Homeless, many have no ID card will not be allowed inside Sanam Luang during public mourning period.
HOMELESS PEOPLE HAVE THE RIGHT TO MOURN TOO, SAYS ACTIVIST
By Pravit Rojanaphruk, Senior Staff Writer - November 5, 2016
BANGKOK — As homeless people were being evicted from Sanam Luang, the center of mourning for the death of His Majesty King Bhumibol Adulyadej, a veteran activist assisting homeless people urged the government and the general public to rethink, be more understanding and not exclude them from the area.
The plea came as the Social Welfare Ministry and the Bangkok Metropolitan Administration removed homeless people Thursday night from Sanam Luang. Entering the inside of Sanam Luang is also now subjected to one being in possession of a valid ID card or passport.
Natee Issarachon, secretary general of Issarachon Foundation which provides free food and other assistance to homeless people said Saturday that most homeless people are automatically excluded because they have no ID cards.
“All people are subjects of His Majesty the King and have the right to be close to the king’s remains. Everyone has the right to express their loyalty, regardless of whether or not they are physically clean or dirty. To bar them from the area is not the way of His Majesty, as the King considered everyone to be like his children,” Natee said on the phone.
The activist added that most homeless people know how to conduct themselves and are no longer sleeping in the area as they know it is being used for public mourning.
Natee added that homeless people still return to the surrounding areas around Sanam Luang for free food as well as to collect empty plastic water bottle for sale. They should continue to be allowed to do so and enter through security check-points, Natee said. He suggested the authorities give them some black t-shirts and enlist them to help clear up daily rubbish instead of trying to chase them away.

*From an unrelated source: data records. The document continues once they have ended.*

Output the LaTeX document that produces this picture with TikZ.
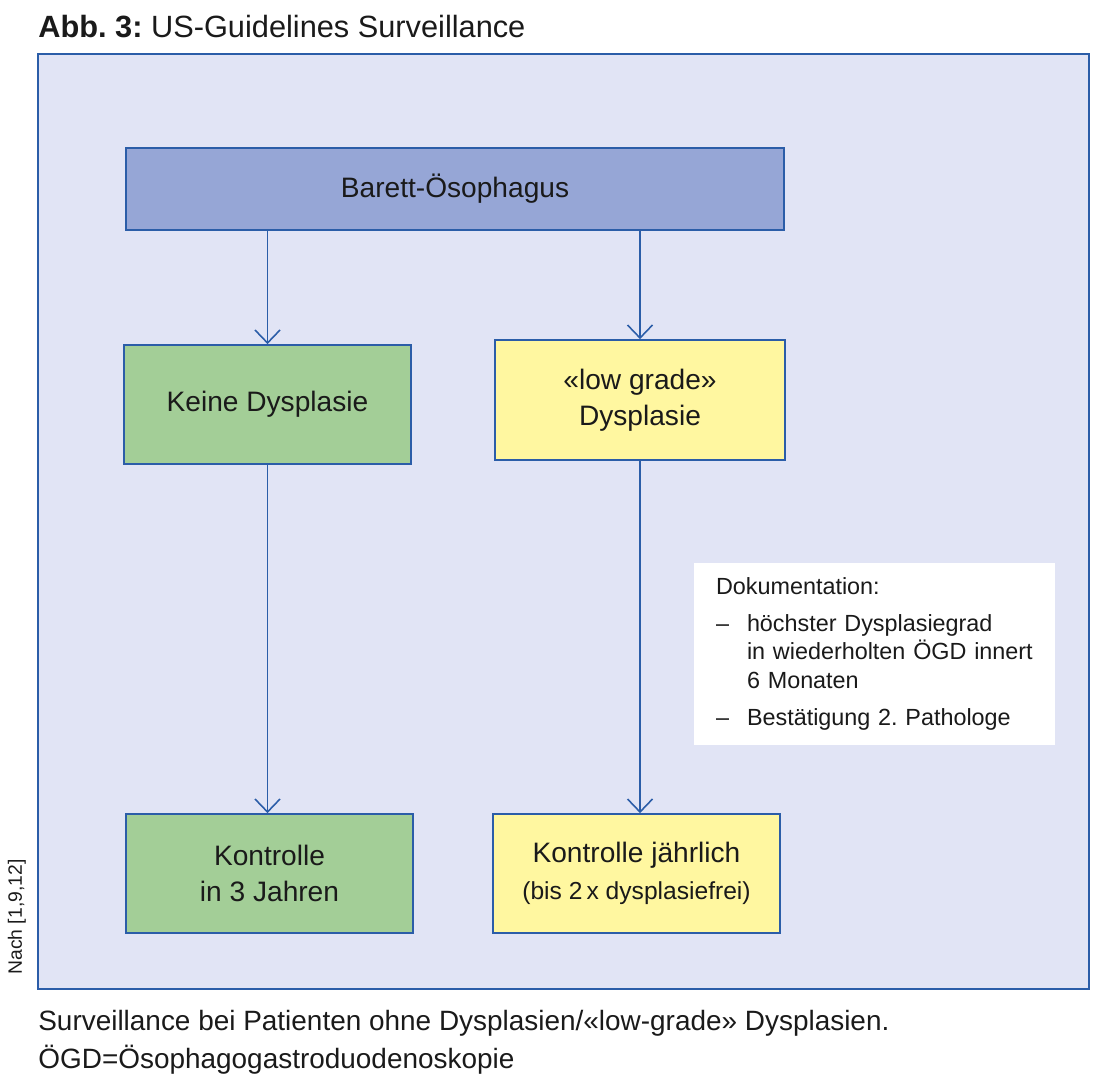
\documentclass[tikz,border=0pt]{standalone}
\usepackage{fontspec}
\setmainfont{Liberation Sans}
\usetikzlibrary{arrows.meta}
\definecolor{frameblue}{HTML}{2B5DA8}
\definecolor{framefill}{HTML}{E1E4F5}
\definecolor{topfill}{HTML}{96A6D6}
\definecolor{greenfill}{HTML}{A3CE97}
\definecolor{yellowfill}{HTML}{FFF7A0}
\definecolor{textdark}{HTML}{1A1A1A}
\frenchspacing

\begin{document}
\begin{tikzpicture}[>={Straight Barb[length=2.6mm,width=5mm]},
    every node/.style={text=textdark, inner sep=0pt},
    box/.style={draw=frameblue, line width=1pt, align=center, font=\fontsize{16}{20.7}\selectfont},
    link/.style={->, draw=frameblue, line width=0.9pt}]
    \useasboundingbox (0,0) rectangle (22,-21.78);
    \node [anchor=base west, font=\fontsize{17.5}{21}\selectfont] (title) at (0.76,-0.74) {\textbf{Abb. 3:} US-Guidelines Surveillance};
    \draw [draw=frameblue, fill=framefill, line width=1.3pt] (0.76,-1.08) rectangle (21.78,-19.78);
    \node [rotate=90, font=\fontsize{11}{13}\selectfont] (source) at (0.34,-18.34) {Nach [1,9,12]};

    \node [box, fill=topfill, minimum width=13.16cm, minimum height=1.64cm] (barett) at (9.10,-3.78) {Barett-Ösophagus};
    \node [box, fill=greenfill, minimum width=5.74cm, minimum height=2.38cm] (keine) at (5.35,-8.09) {Keine Dysplasie};
    \node [box, fill=yellowfill, minimum width=5.80cm, minimum height=2.40cm] (lowgrade) at (12.80,-8.00) {«low grade»\\Dysplasie};
    \node [box, fill=greenfill, minimum width=5.74cm, minimum height=2.38cm] (kontrolleA) at (5.39,-17.47) {Kontrolle\\in 3 Jahren};
    \node [box, fill=yellowfill, minimum width=5.74cm, minimum height=2.38cm] (kontrolleB) at (12.73,-17.47) {Kontrolle jährlich\\{\fontsize{14}{17}\selectfont (bis 2\,x dysplasiefrei)}};

    \node [fill=white, minimum width=7.22cm, minimum height=3.64cm, text width=6.34cm, inner xsep=0.44cm, align=left, font=\fontsize{13.3}{16.2}\selectfont] (doku) at (17.49,-13.08)
        {Dokumentation:\\[0.17cm]
        \makebox[0.62cm][l]{–}höchster Dysplasiegrad\\
        \hspace*{0.62cm}\mbox{in wiederholten ÖGD innert}\\
        \hspace*{0.62cm}6 Monaten\\[0.19cm]
        \makebox[0.62cm][l]{–}Bestätigung 2. Pathologe};

    \draw [link] (keine.north |- barett.south) -- (keine.north);
    \draw [link] (lowgrade.north |- barett.south) -- (lowgrade.north);
    \draw [link] (keine.south) -- (keine.south |- kontrolleA.north);
    \draw [link] (lowgrade.south) -- (lowgrade.south |- kontrolleB.north);

    \node [anchor=base west, font=\fontsize{15.9}{19}\selectfont] (caption) at (0.76,-20.60) {Surveillance bei Patienten ohne Dysplasien/«low-grade» Dysplasien.};
    \node [anchor=base west, font=\fontsize{15.9}{19}\selectfont] (captionb) at (0.76,-21.36) {ÖGD=Ösophagogastroduodenoskopie};
\end{tikzpicture}
\end{document}
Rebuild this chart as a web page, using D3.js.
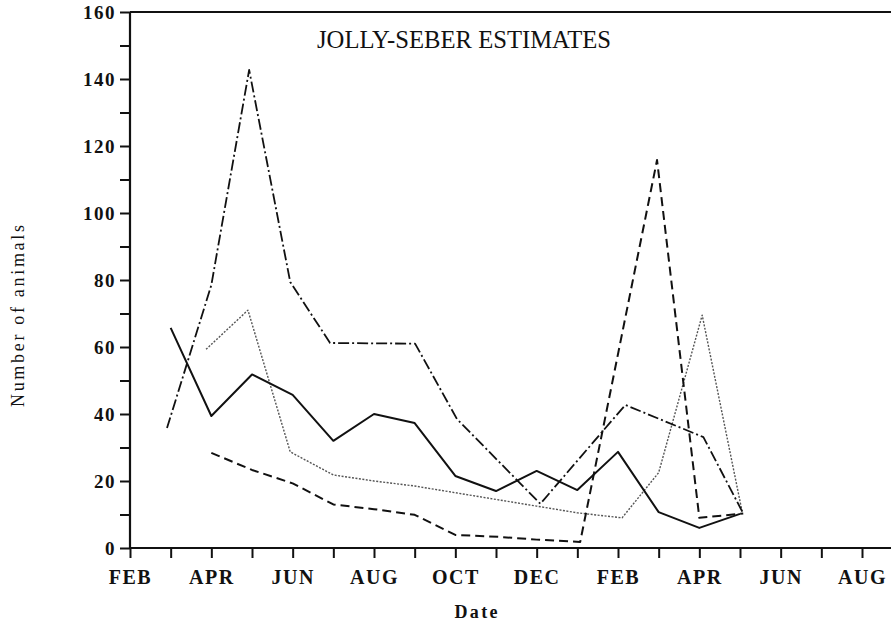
<!DOCTYPE html>
<html>
<head>
<meta charset="utf-8">
<script src="https://cdn.jsdelivr.net/npm/d3@7"></script>
<style>
  html, body { margin: 0; padding: 0; background: #fff; }
  svg { display: block; }
</style>
</head>
<body>
<script>
// month index 0 = first FEB
const monthLabels = ["FEB", "APR", "JUN", "AUG", "OCT", "DEC", "FEB", "APR", "JUN", "AUG"];
const yTicks = [0, 20, 40, 60, 80, 100, 120, 140, 160];

// solid
const solidMonths = [1, 2, 3, 4, 5, 6, 7, 8, 9, 10, 11, 12, 13, 14, 15];
const solidValues = [65.7, 39.4, 51.8, 45.7, 32, 40, 37.3, 21.5, 17, 23, 17.3, 28.7, 10.7, 6, 10.2];

// long dash - dot
const dashDotMonths = [0.91, 2, 2.93, 3.94, 4.92, 7.01, 8.04, 10.09, 12.18, 14.1, 15.08];
const dashDotValues = [35.8, 78.5, 142.7, 79.4, 61.2, 61, 38.5, 13.2, 42.7, 33.1, 10.3];

// dashed
const dashedMonths = [2, 3, 4, 5, 6, 7, 8, 9.1, 10, 11.07, 12.96, 14, 15.08];
const dashedValues = [28.4, 23.3, 19.3, 13, 11.6, 9.9, 3.9, 3.3, 2.5, 1.8, 115.8, 9, 10.3];

// dotted
const dottedMonths = [1.87, 2.9, 3.94, 5, 6, 7, 8, 9, 10, 11, 12.1, 13, 14.07, 15.05];
const dottedValues = [59.3, 71, 28.7, 21.8, 20, 18.5, 16.5, 14.5, 12.5, 10.5, 9, 22.5, 69.5, 11];

const width = 891, height = 626;
const serif = "'Liberation Serif', 'DejaVu Serif', serif";

const x = d3.scaleLinear().domain([0, 18]).range([130, 862]);
const y = d3.scaleLinear().domain([0, 160]).range([548, 12]);

const svg = d3.select("body").append("svg")
  .attr("width", width)
  .attr("height", height)
  .attr("font-family", serif);

// frame: top line and axes
svg.append("line")
  .attr("x1", 130).attr("x2", width)
  .attr("y1", y(160)).attr("y2", y(160))
  .attr("stroke", "#111").attr("stroke-width", 2);

const yAxis = d3.axisLeft(y)
  .tickValues(d3.range(0, 161, 10))
  .tickSize(10)
  .tickFormat(d => d % 20 === 0 ? d : "");

const gy = svg.append("g")
  .attr("transform", `translate(${x(0)},0)`)
  .call(yAxis)
  .attr("font-family", serif);
gy.select(".domain").attr("stroke", "#111").attr("stroke-width", 2.2).attr("d", `M0,${y(0)}V${y(160)}`);
gy.selectAll(".tick line").attr("stroke", "#111").attr("stroke-width", 2);
gy.selectAll(".tick text")
  .attr("x", -14)
  .attr("font-size", 19)
  .attr("font-weight", "bold")
  .attr("letter-spacing", 1.5)
  .attr("fill", "#111");

const xAxis = d3.axisBottom(x)
  .tickValues(d3.range(0, 19, 1))
  .tickSize(10)
  .tickFormat(d => d % 2 === 0 ? monthLabels[d / 2] : "");

const gx = svg.append("g")
  .attr("transform", `translate(0,${y(0)})`)
  .call(xAxis)
  .attr("font-family", serif);
gx.select(".domain").attr("stroke", "#111").attr("stroke-width", 2.2).attr("d", `M${x(0)},0H${width}`);
gx.selectAll(".tick line").attr("stroke", "#111").attr("stroke-width", 2);
gx.selectAll(".tick text")
  .attr("y", 22)
  .attr("font-size", 20)
  .attr("font-weight", "bold")
  .attr("letter-spacing", 1.5)
  .attr("fill", "#111");

// titles
svg.append("text")
  .attr("x", 464).attr("y", 48)
  .attr("text-anchor", "middle")
  .attr("font-size", 25)
  .attr("textLength", 294)
  .attr("lengthAdjust", "spacingAndGlyphs")
  .attr("fill", "#111")
  .text("JOLLY-SEBER ESTIMATES");

svg.append("text")
  .attr("x", 476).attr("y", 618)
  .attr("text-anchor", "middle")
  .attr("font-size", 18)
  .attr("font-weight", "bold")
  .attr("textLength", 43)
  .attr("fill", "#111")
  .text("Date");

svg.append("text")
  .attr("transform", "translate(24,316) rotate(-90)")
  .attr("text-anchor", "middle")
  .attr("font-size", 18)
  .attr("textLength", 182)
  .attr("fill", "#111")
  .text("Number of animals");

// series
const line = d3.line().x(d => x(d[0])).y(d => y(d[1]));

const series = [
  { months: dottedMonths, values: dottedValues, dash: "2,1.5", width: 1.4, color: "#555" },
  { months: dashedMonths, values: dashedValues, dash: "9,5", width: 2, color: "#111" },
  { months: dashDotMonths, values: dashDotValues, dash: "11,3,2,3", width: 1.8, color: "#111" },
  { months: solidMonths, values: solidValues, dash: null, width: 2, color: "#111" }
];

svg.append("g")
  .attr("fill", "none")
  .selectAll("path")
  .data(series)
  .join("path")
  .attr("stroke", d => d.color)
  .attr("stroke-width", d => d.width)
  .attr("stroke-dasharray", d => d.dash)
  .attr("stroke-linejoin", "round")
  .attr("d", d => line(d.months.map((m, i) => [m, d.values[i]])));
</script>
</body>
</html>
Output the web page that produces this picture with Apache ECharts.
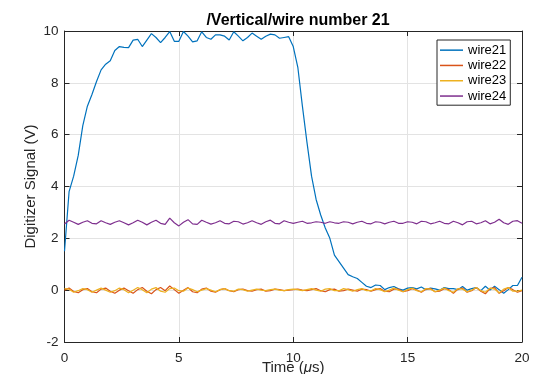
<!DOCTYPE html>
<html>
<head>
<meta charset="utf-8">
<script src="https://cdn.jsdelivr.net/npm/echarts@6/dist/echarts.min.js"></script>
<style>
  html, body { margin: 0; padding: 0; background: #fff; }
  #chart { width: 542px; height: 374px; }
</style>
</head>
<body>
<div id="chart"></div>
<script>
// sample times (microseconds)
const times = [
  0, 0.2, 0.4, 0.6, 0.8, 1, 1.2, 1.4, 1.6, 1.8,
  2, 2.2, 2.4, 2.6, 2.8, 3, 3.2, 3.4, 3.6, 3.8,
  4, 4.2, 4.4, 4.6, 4.8, 5, 5.2, 5.4, 5.6, 5.8,
  6, 6.2, 6.4, 6.6, 6.8, 7, 7.2, 7.4, 7.6, 7.8,
  8, 8.2, 8.4, 8.6, 8.8, 9, 9.2, 9.4, 9.6, 9.8,
  10, 10.2, 10.4, 10.6, 10.8, 11, 11.2, 11.4, 11.6, 11.8,
  12, 12.2, 12.4, 12.6, 12.8, 13, 13.2, 13.4, 13.6, 13.8,
  14, 14.2, 14.4, 14.6, 14.8, 15, 15.2, 15.4, 15.6, 15.8,
  16, 16.2, 16.4, 16.6, 16.8, 17, 17.2, 17.4, 17.6, 17.8,
  18, 18.2, 18.4, 18.6, 18.8, 19, 19.2, 19.4, 19.6, 19.8,
  20
]

const wire21 = [
  1.5, 3.8, 4.4, 5.2, 6.35, 7.1, 7.55, 8.05, 8.5, 8.72,
  8.85, 9.25, 9.4, 9.37, 9.36, 9.65, 9.68, 9.4, 9.65, 9.9,
  9.75, 9.55, 9.75, 9.98, 9.6, 9.6, 9.98, 9.8, 9.58, 9.62,
  9.97, 9.75, 9.68, 9.85, 9.85, 9.8, 9.65, 9.97, 9.8, 9.62,
  9.75, 9.92, 9.8, 9.68, 9.8, 9.88, 9.85, 9.72, 9.75, 9.78,
  9.4, 8.6, 7.1, 5.7, 4.4, 3.5, 2.9, 2.4, 2.0, 1.35,
  1.1, 0.85, 0.6, 0.52, 0.45, 0.3, 0.15, 0.1, 0.2, 0.18,
  0.02, 0.1, 0.14, 0.05, 0.0, 0.08, 0.1, 0.05, 0.12, 0.02,
  0.08, 0.05, 0.0, 0.1, 0.06, 0.06, 0.02, 0.14, 0.0, 0.06,
  0.1, -0.02, 0.15, 0.0, 0.15, 0.02, -0.12, 0.02, 0.18, 0.18,
  0.5
]

const wire22 = [
  0.0, 0.08, -0.05, -0.1, 0.02, 0.06, -0.06, -0.1, 0.04, 0.08,
  -0.04, -0.12, 0.0, 0.08, -0.02, -0.12, 0.02, 0.1, -0.04, -0.14,
  0.02, 0.1, -0.02, 0.16, 0.02, -0.12, 0.0, 0.1, -0.06, -0.1,
  0.04, 0.08, -0.04, -0.08, 0.02, 0.06, -0.02, -0.06, 0.02, 0.04,
  -0.02, -0.04, 0.02, 0.04, -0.04, -0.02, 0.04, 0.02, -0.02, 0.0,
  0.02, 0.04, 0.0, -0.02, 0.02, 0.06, -0.02, -0.06, 0.02, 0.04,
  -0.04, -0.02, 0.04, 0.0, -0.04, 0.04, 0.02, -0.04, 0.02, 0.06,
  -0.04, -0.06, 0.04, 0.04, -0.06, -0.02, 0.06, 0.0, -0.08, 0.04,
  0.06, -0.06, -0.04, 0.06, 0.02, -0.12, 0.04, 0.08, -0.08, -0.02,
  0.1, -0.04, -0.14, 0.06, 0.1, -0.12, -0.02, 0.1, 0.02, -0.08,
  -0.02
]

const wire23 = [
  0.06, 0.04, -0.08, -0.02, 0.06, 0.02, -0.08, 0.0, 0.08, 0.0,
  -0.08, -0.02, 0.08, 0.02, -0.1, 0.0, 0.1, 0.02, -0.1, 0.04,
  0.1, -0.04, -0.08, 0.06, 0.08, -0.02, -0.04, 0.08, 0.02, -0.06,
  0.0, 0.06, 0.0, -0.06, 0.02, 0.06, -0.02, -0.04, 0.04, 0.02,
  -0.04, 0.0, 0.04, 0.0, -0.02, 0.02, 0.04, 0.0, -0.02, 0.02,
  0.04, 0.02, -0.02, 0.02, 0.06, 0.0, -0.04, 0.04, 0.06, -0.02,
  -0.02, 0.06, 0.02, -0.04, 0.02, 0.06, -0.02, -0.02, 0.06, 0.02,
  -0.06, 0.0, 0.08, 0.0, -0.06, 0.02, 0.08, -0.02, -0.06, 0.06,
  0.04, -0.06, 0.0, 0.08, -0.02, -0.08, 0.06, 0.04, -0.06, 0.0,
  0.1, -0.02, -0.08, 0.08, 0.04, -0.1, 0.04, 0.1, -0.04, -0.04,
  0.0
]

const wire24 = [
  2.55, 2.7, 2.62, 2.54, 2.62, 2.68, 2.58, 2.56, 2.68, 2.6,
  2.54, 2.62, 2.68, 2.6, 2.52, 2.6, 2.7, 2.62, 2.52, 2.62,
  2.7, 2.58, 2.54, 2.78, 2.6, 2.48, 2.62, 2.72, 2.56, 2.54,
  2.7, 2.62, 2.55, 2.6, 2.68, 2.58, 2.56, 2.66, 2.64, 2.55,
  2.6, 2.68, 2.6, 2.54, 2.64, 2.7, 2.58, 2.56, 2.68, 2.62,
  2.58, 2.62, 2.66, 2.58, 2.6, 2.64, 2.62, 2.58, 2.64, 2.6,
  2.58, 2.64, 2.62, 2.56, 2.62, 2.66, 2.58, 2.56, 2.64, 2.62,
  2.56, 2.62, 2.66, 2.58, 2.58, 2.64, 2.62, 2.56, 2.66, 2.64,
  2.56, 2.6, 2.66, 2.58, 2.56, 2.66, 2.6, 2.52, 2.64, 2.66,
  2.56, 2.6, 2.68, 2.56, 2.62, 2.74, 2.6, 2.54, 2.66, 2.68,
  2.58
]

const seriesNames = ['wire21', 'wire22', 'wire23', 'wire24']
const seriesColors = ['#0072BD', '#D95319', '#EDB120', '#7E2F8E']
const seriesValues = [wire21, wire22, wire23, wire24]

const xTicks = [0, 20, 5]   // min, max, step
const yTicks = [-2, 10, 2]

const font = 'Liberation Sans, Arial, Helvetica, sans-serif'
const axisColor = '#262626'

const toPairs = (vals) => vals.map((v, i) => [times[i], v])

const chart = echarts.init(document.getElementById('chart'))

// top / right box lines, ticks only
const boxAxis = (extra) => Object.assign({
  type: 'value',
  axisLine: { show: true, onZero: false, lineStyle: { color: axisColor, width: 1 } },
  axisTick: { show: true, inside: true, length: 5, lineStyle: { color: axisColor } },
  axisLabel: { show: false },
  splitLine: { show: false }
}, extra)

const option = {
  animation: false,
  backgroundColor: '#fff',
  title: {
    text: '/Vertical/wire number 21',
    left: 293,
    top: 8,
    textAlign: 'center',
    textStyle: { fontFamily: font, fontSize: 16, fontWeight: 'bold', color: '#000' }
  },
  legend: {
    data: seriesNames.map((n) => ({ name: n, icon: 'rect' })),
    orient: 'vertical',
    left: 437,
    top: 40,
    padding: [3, 4, 2, 3],
    itemWidth: 23,
    itemHeight: 1.5,
    itemGap: 1,
    backgroundColor: '#fff',
    borderColor: axisColor,
    borderWidth: 1,
    borderRadius: 0,
    textStyle: { fontFamily: font, fontSize: 13, lineHeight: 14.3, color: '#000' }
  },
  grid: { left: 64.5, right: 20, top: 31, bottom: 32, containLabel: false, outerBoundsMode: 'none' },
  xAxis: [
    {
      type: 'value',
      min: xTicks[0], max: xTicks[1], interval: xTicks[2],
      name: '{n|Time (}{i|\u03bc}{n|s)}',
      nameLocation: 'middle',
      nameGap: 18,
      nameMoveOverlap: false,
      nameTextStyle: {
        rich: {
          n: { fontFamily: font, fontSize: 15, color: axisColor },
          i: { fontFamily: font, fontSize: 15, fontStyle: 'italic', color: axisColor }
        }
      },
      axisLine: { show: true, onZero: false, lineStyle: { color: axisColor, width: 1 } },
      axisTick: { show: true, inside: true, length: 5, lineStyle: { color: axisColor } },
      axisLabel: { fontFamily: font, fontSize: 13.5, color: axisColor, margin: 9 },
      splitLine: { show: true, lineStyle: { color: '#e3e3e3', width: 1 } }
    },
    boxAxis({ position: 'top', min: xTicks[0], max: xTicks[1], interval: xTicks[2] })
  ],
  yAxis: [
    {
      type: 'value',
      min: yTicks[0], max: yTicks[1], interval: yTicks[2],
      name: 'Digitizer Signal (V)',
      nameLocation: 'middle',
      nameGap: 26,
      nameMoveOverlap: false,
      nameTextStyle: { fontFamily: font, fontSize: 15, color: axisColor },
      axisLine: { show: true, onZero: false, lineStyle: { color: axisColor, width: 1 } },
      axisTick: { show: true, inside: true, length: 5, lineStyle: { color: axisColor } },
      axisLabel: { fontFamily: font, fontSize: 13.5, color: axisColor, margin: 6 },
      splitLine: { show: true, lineStyle: { color: '#e3e3e3', width: 1 } }
    },
    boxAxis({ position: 'right', min: yTicks[0], max: yTicks[1], interval: yTicks[2] })
  ],
  series: seriesNames.map((name, k) => ({
    name: name,
    type: 'line',
    data: toPairs(seriesValues[k]),
    showSymbol: false,
    symbol: 'none',
    lineStyle: { color: seriesColors[k], width: 1.2 },
    itemStyle: { color: seriesColors[k] },
    clip: true
  }))
}

chart.setOption(option)
</script>
</body>
</html>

He insisted that a number of poor people who come to collect free food in excess amount from various booths are not homeless but from urban poor communities in Bangkok.
Natee defended homeless people, saying they were not involved in the half dozen cases of pick-pocketing reported in the area over the past three weeks.
“Homeless people have been accused of various things including being a nuisance and a danger. I insist that this is not true. Don’t look at them with disdain. Don’t think of them as trouble-makers,” Natee urged.